Items from a data source:
* * * *
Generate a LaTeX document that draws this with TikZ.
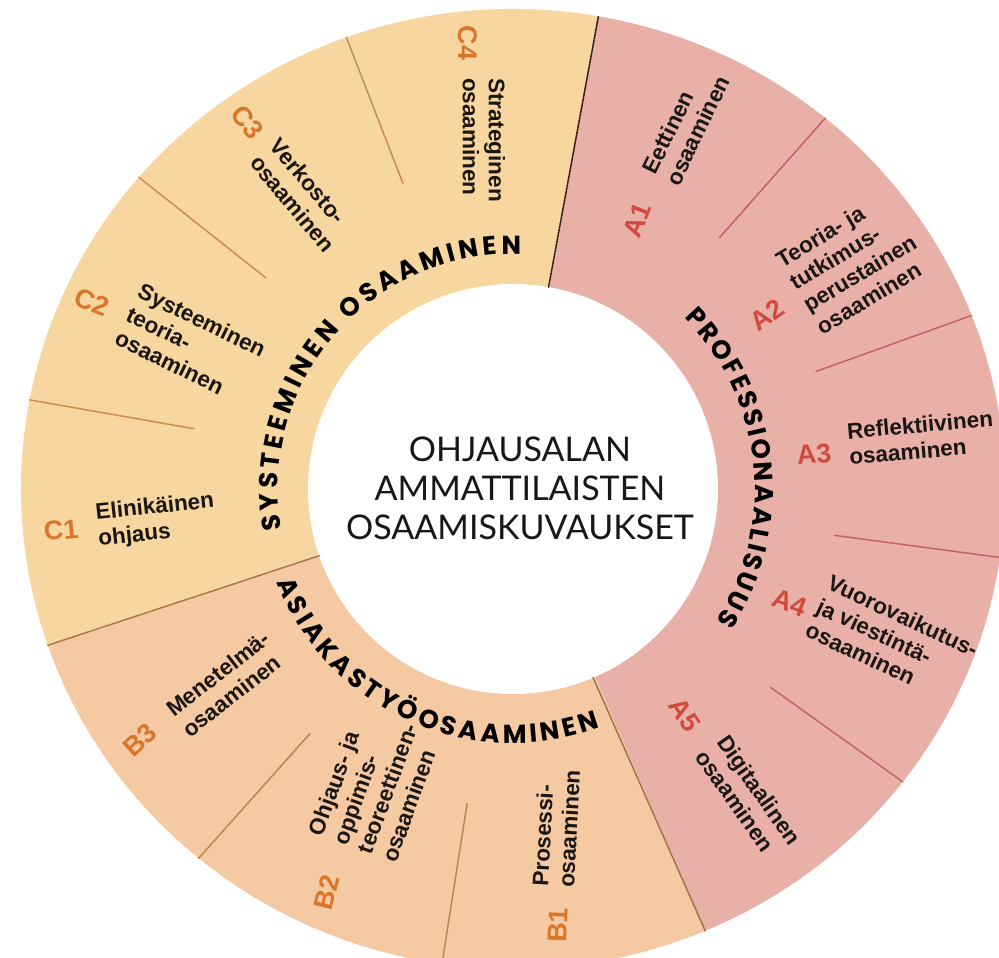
\documentclass[tikz,border=0pt]{standalone}
\usepackage{fontspec}
\setmainfont{Lato}
\newfontfamily\kuvausfont{Liberation Sans}
\newfontfamily\otsikkofont{Poppins}
\usetikzlibrary{decorations.text}
\definecolor{sektoriA}{RGB}{233,176,168}
\definecolor{sektoriB}{RGB}{245,201,162}
\definecolor{sektoriC}{RGB}{247,214,160}
\definecolor{punainen}{RGB}{210,74,62}
\definecolor{oranssi}{RGB}{217,118,42}
\definecolor{viivaA}{RGB}{195,100,98}
\definecolor{viivaB}{RGB}{190,132,84}
\definecolor{viivaC}{RGB}{200,142,84}
\definecolor{teksti}{RGB}{26,22,20}
\tikzset{
  tunnus/.style={font=\kuvausfont\bfseries\fontsize{27}{27}\selectfont,inner sep=0pt,text=oranssi},
  tunnusA/.style={tunnus,text=punainen},
  kuvaus/.style={font=\kuvausfont\bfseries\fontsize{22.5}{26}\selectfont,align=left,anchor=west,
    inner sep=0pt,text=teksti},
  jako/.style={line width=1.5pt},
  raja/.style={line width=1.6pt,dash pattern=on 2pt off 1pt},
  otsikko/.style={decorate,decoration={text along path,text align={fit to path},text={#1}}}
}
\begin{document}
\begin{tikzpicture}[x=1pt,y=1pt,line cap=round]
  \useasboundingbox (-513,-469) rectangle (486,489);
  \fill[sektoriA] (0,0) -- (80:492 and 480) arc[start angle=80,end angle=-67,x radius=492,y radius=480] -- cycle;
  \fill[sektoriB] (0,0) -- (199:492 and 480) arc[start angle=199,end angle=293,x radius=492,y radius=480] -- cycle;
  \fill[sektoriC] (0,0) -- (80:492 and 480) arc[start angle=80,end angle=199,x radius=492,y radius=480] -- cycle;
  \fill[white] (0,0) circle (205);
  \draw[raja,black!70!viivaA] (80:205) -- (80:492 and 480);
  \draw[raja,viivaB!85!black] (-67:205) -- (-67:492 and 480);
  \draw[raja,viivaC!85!black] (199:205) -- (199:492 and 480);
  \foreach \a in {50.6,21.2,-8.2,-37.6}
    \draw[jako,viivaA] (\a:325) -- (\a:492 and 480);
  \foreach \a in {230.3,261.7}
    \draw[jako,viivaB] (\a:318) -- (\a:492 and 480);
  \foreach \a in {109.8,139.5,169.3}
    \draw[jako,viivaC] (\a:325) -- (\a:492 and 480);

  \path[otsikko={|\otsikkofont\bfseries\fontsize{26}{26}\selectfont|SYSTEEMINEN OSAAMINEN}]
    (190:235) arc[start angle=190,end angle=88,radius=235];
  \path[otsikko={|\otsikkofont\bfseries\fontsize{26}{26}\selectfont|PROFESSIONAALISUUS}]
    (45:242) arc[start angle=45,end angle=-33,radius=242];
  \path[otsikko={|\otsikkofont\bfseries\fontsize{26}{26}\selectfont|ASIAKASTYÖOSAAMINEN}]
    (201.5:254) arc[start angle=201.5,end angle=290,radius=254];

  \node[align=center,text=teksti,font=\fontsize{34}{39}\selectfont] (keskus) at (7,1)
    {OHJAUSALAN\\AMMATTILAISTEN\\OSAAMISKUVAUKSET};

  \node[tunnus,rotate=-90] (c4) at (-45,446) {C4};
  \node[kuvaus,rotate=-90] (c4t) at (-29,411) {Strateginen\\osaaminen};
  \node[tunnus,rotate=-52] (c3) at (-266,367) {C3};
  \node[kuvaus,rotate=-50] (c3t) at (-248,339) {Verkosto-\\osaaminen};
  \node[tunnus,rotate=-22] (c2) at (-421,187) {C2};
  \node[kuvaus,rotate=-26] (c2t) at (-385,176) {Systeeminen\\teoria-\\osaaminen};
  \node[tunnus,rotate=5] (c1) at (-452,-41) {C1};
  \node[kuvaus,rotate=6] (c1t) at (-416,-38) {Elinikäinen\\ohjaus};

  \node[tunnus,rotate=42] (b3) at (-373,-251) {B3};
  \node[kuvaus,rotate=38] (b3t) at (-336,-233) {Menetelmä-\\osaaminen};
  \node[tunnus,rotate=76] (b2) at (-186,-403) {B2};
  \node[kuvaus,rotate=70] (b2t) at (-161,-359) {Ohjaus- ja\\oppimis-\\teoreettinen-\\osaaminen};
  \node[tunnus,rotate=88] (b1) at (45,-436) {B1};
  \node[kuvaus,rotate=87] (b1t) at (40,-398) {Prosessi-\\osaaminen};

  \node[tunnusA,rotate=68] (a1) at (124,269) {A1};
  \node[kuvaus,rotate=64] (a1t) at (147,311) {Eettinen\\osaaminen};
  \node[tunnusA,rotate=36] (a2) at (254,174) {A2};
  \node[kuvaus,rotate=31] (a2t) at (285,194) {Teoria- ja\\tutkimus-\\perustainen\\osaaminen};
  \node[tunnusA,rotate=5] (a3) at (301,35) {A3};
  \node[kuvaus,rotate=5] (a3t) at (335,45) {Reflektiivinen\\osaaminen};
  \node[tunnusA,rotate=-20] (a4) at (277,-114) {A4};
  \node[kuvaus,rotate=-25] (a4t) at (305,-116) {Vuorovaikutus-\\ja viestintä-\\osaaminen};
  \node[tunnusA,rotate=-57] (a5) at (172,-226) {A5};
  \node[kuvaus,rotate=-55] (a5t) at (199,-256) {Digitaalinen\\osaaminen};
\end{tikzpicture}
\end{document}
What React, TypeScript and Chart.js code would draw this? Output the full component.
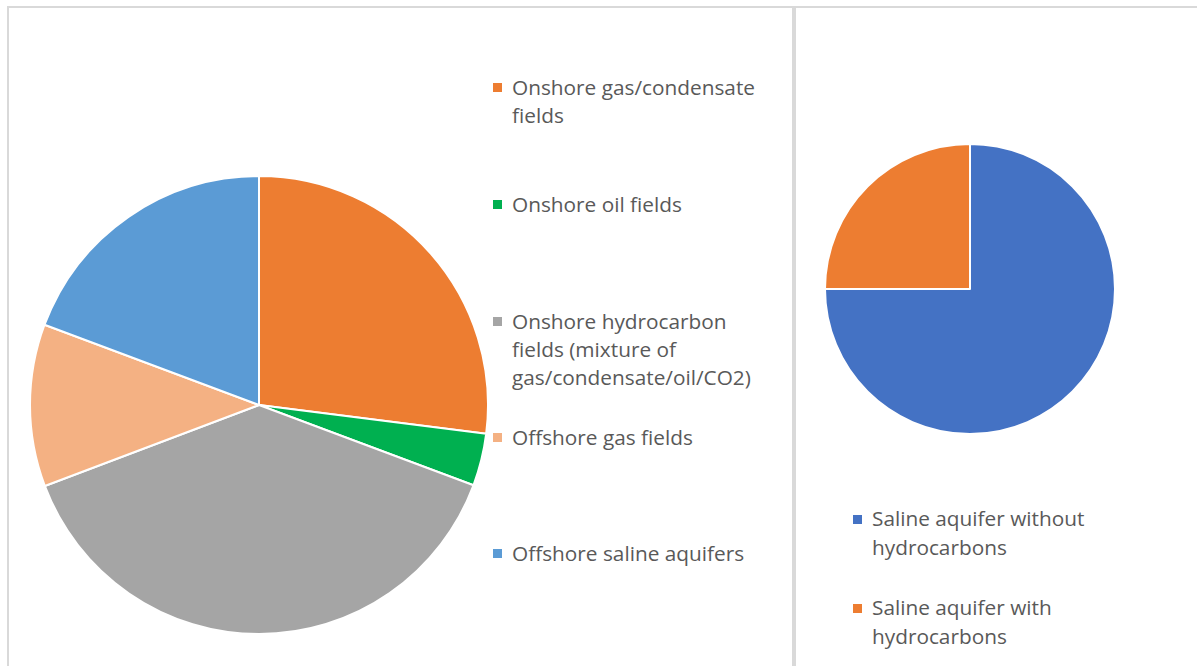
* * * *
Using the data above, write out every line exactly, leaving the images behind.

CORRECT ANSWER >>
Generate a LaTeX document that draws this with TikZ.
\documentclass[tikz,border=0pt]{standalone}
\usepackage{fontspec}
\setmainfont{Lato}
\newfontfamily\kuvausfont{Liberation Sans}
\newfontfamily\otsikkofont{Poppins}
\usetikzlibrary{decorations.text}
\definecolor{sektoriA}{RGB}{233,176,168}
\definecolor{sektoriB}{RGB}{245,201,162}
\definecolor{sektoriC}{RGB}{247,214,160}
\definecolor{punainen}{RGB}{210,74,62}
\definecolor{oranssi}{RGB}{217,118,42}
\definecolor{viivaA}{RGB}{195,100,98}
\definecolor{viivaB}{RGB}{190,132,84}
\definecolor{viivaC}{RGB}{200,142,84}
\definecolor{teksti}{RGB}{26,22,20}
\tikzset{
  tunnus/.style={font=\kuvausfont\bfseries\fontsize{27}{27}\selectfont,inner sep=0pt,text=oranssi},
  tunnusA/.style={tunnus,text=punainen},
  kuvaus/.style={font=\kuvausfont\bfseries\fontsize{22.5}{26}\selectfont,align=left,anchor=west,
    inner sep=0pt,text=teksti},
  jako/.style={line width=1.5pt},
  raja/.style={line width=1.6pt,dash pattern=on 2pt off 1pt},
  otsikko/.style={decorate,decoration={text along path,text align={fit to path},text={#1}}}
}
\begin{document}
\begin{tikzpicture}[x=1pt,y=1pt,line cap=round]
  \useasboundingbox (-513,-469) rectangle (486,489);
  \fill[sektoriA] (0,0) -- (80:492 and 480) arc[start angle=80,end angle=-67,x radius=492,y radius=480] -- cycle;
  \fill[sektoriB] (0,0) -- (199:492 and 480) arc[start angle=199,end angle=293,x radius=492,y radius=480] -- cycle;
  \fill[sektoriC] (0,0) -- (80:492 and 480) arc[start angle=80,end angle=199,x radius=492,y radius=480] -- cycle;
  \fill[white] (0,0) circle (205);
  \draw[raja,black!70!viivaA] (80:205) -- (80:492 and 480);
  \draw[raja,viivaB!85!black] (-67:205) -- (-67:492 and 480);
  \draw[raja,viivaC!85!black] (199:205) -- (199:492 and 480);
  \foreach \a in {50.6,21.2,-8.2,-37.6}
    \draw[jako,viivaA] (\a:325) -- (\a:492 and 480);
  \foreach \a in {230.3,261.7}
    \draw[jako,viivaB] (\a:318) -- (\a:492 and 480);
  \foreach \a in {109.8,139.5,169.3}
    \draw[jako,viivaC] (\a:325) -- (\a:492 and 480);

  \path[otsikko={|\otsikkofont\bfseries\fontsize{26}{26}\selectfont|SYSTEEMINEN OSAAMINEN}]
    (190:235) arc[start angle=190,end angle=88,radius=235];
  \path[otsikko={|\otsikkofont\bfseries\fontsize{26}{26}\selectfont|PROFESSIONAALISUUS}]
    (45:242) arc[start angle=45,end angle=-33,radius=242];
  \path[otsikko={|\otsikkofont\bfseries\fontsize{26}{26}\selectfont|ASIAKASTYÖOSAAMINEN}]
    (201.5:254) arc[start angle=201.5,end angle=290,radius=254];

  \node[align=center,text=teksti,font=\fontsize{34}{39}\selectfont] (keskus) at (7,1)
    {OHJAUSALAN\\AMMATTILAISTEN\\OSAAMISKUVAUKSET};

  \node[tunnus,rotate=-90] (c4) at (-45,446) {C4};
  \node[kuvaus,rotate=-90] (c4t) at (-29,411) {Strateginen\\osaaminen};
  \node[tunnus,rotate=-52] (c3) at (-266,367) {C3};
  \node[kuvaus,rotate=-50] (c3t) at (-248,339) {Verkosto-\\osaaminen};
  \node[tunnus,rotate=-22] (c2) at (-421,187) {C2};
  \node[kuvaus,rotate=-26] (c2t) at (-385,176) {Systeeminen\\teoria-\\osaaminen};
  \node[tunnus,rotate=5] (c1) at (-452,-41) {C1};
  \node[kuvaus,rotate=6] (c1t) at (-416,-38) {Elinikäinen\\ohjaus};

  \node[tunnus,rotate=42] (b3) at (-373,-251) {B3};
  \node[kuvaus,rotate=38] (b3t) at (-336,-233) {Menetelmä-\\osaaminen};
  \node[tunnus,rotate=76] (b2) at (-186,-403) {B2};
  \node[kuvaus,rotate=70] (b2t) at (-161,-359) {Ohjaus- ja\\oppimis-\\teoreettinen-\\osaaminen};
  \node[tunnus,rotate=88] (b1) at (45,-436) {B1};
  \node[kuvaus,rotate=87] (b1t) at (40,-398) {Prosessi-\\osaaminen};

  \node[tunnusA,rotate=68] (a1) at (124,269) {A1};
  \node[kuvaus,rotate=64] (a1t) at (147,311) {Eettinen\\osaaminen};
  \node[tunnusA,rotate=36] (a2) at (254,174) {A2};
  \node[kuvaus,rotate=31] (a2t) at (285,194) {Teoria- ja\\tutkimus-\\perustainen\\osaaminen};
  \node[tunnusA,rotate=5] (a3) at (301,35) {A3};
  \node[kuvaus,rotate=5] (a3t) at (335,45) {Reflektiivinen\\osaaminen};
  \node[tunnusA,rotate=-20] (a4) at (277,-114) {A4};
  \node[kuvaus,rotate=-25] (a4t) at (305,-116) {Vuorovaikutus-\\ja viestintä-\\osaaminen};
  \node[tunnusA,rotate=-57] (a5) at (172,-226) {A5};
  \node[kuvaus,rotate=-55] (a5t) at (199,-256) {Digitaalinen\\osaaminen};
\end{tikzpicture}
\end{document}
What React, TypeScript and Chart.js code would draw this? Output the full component.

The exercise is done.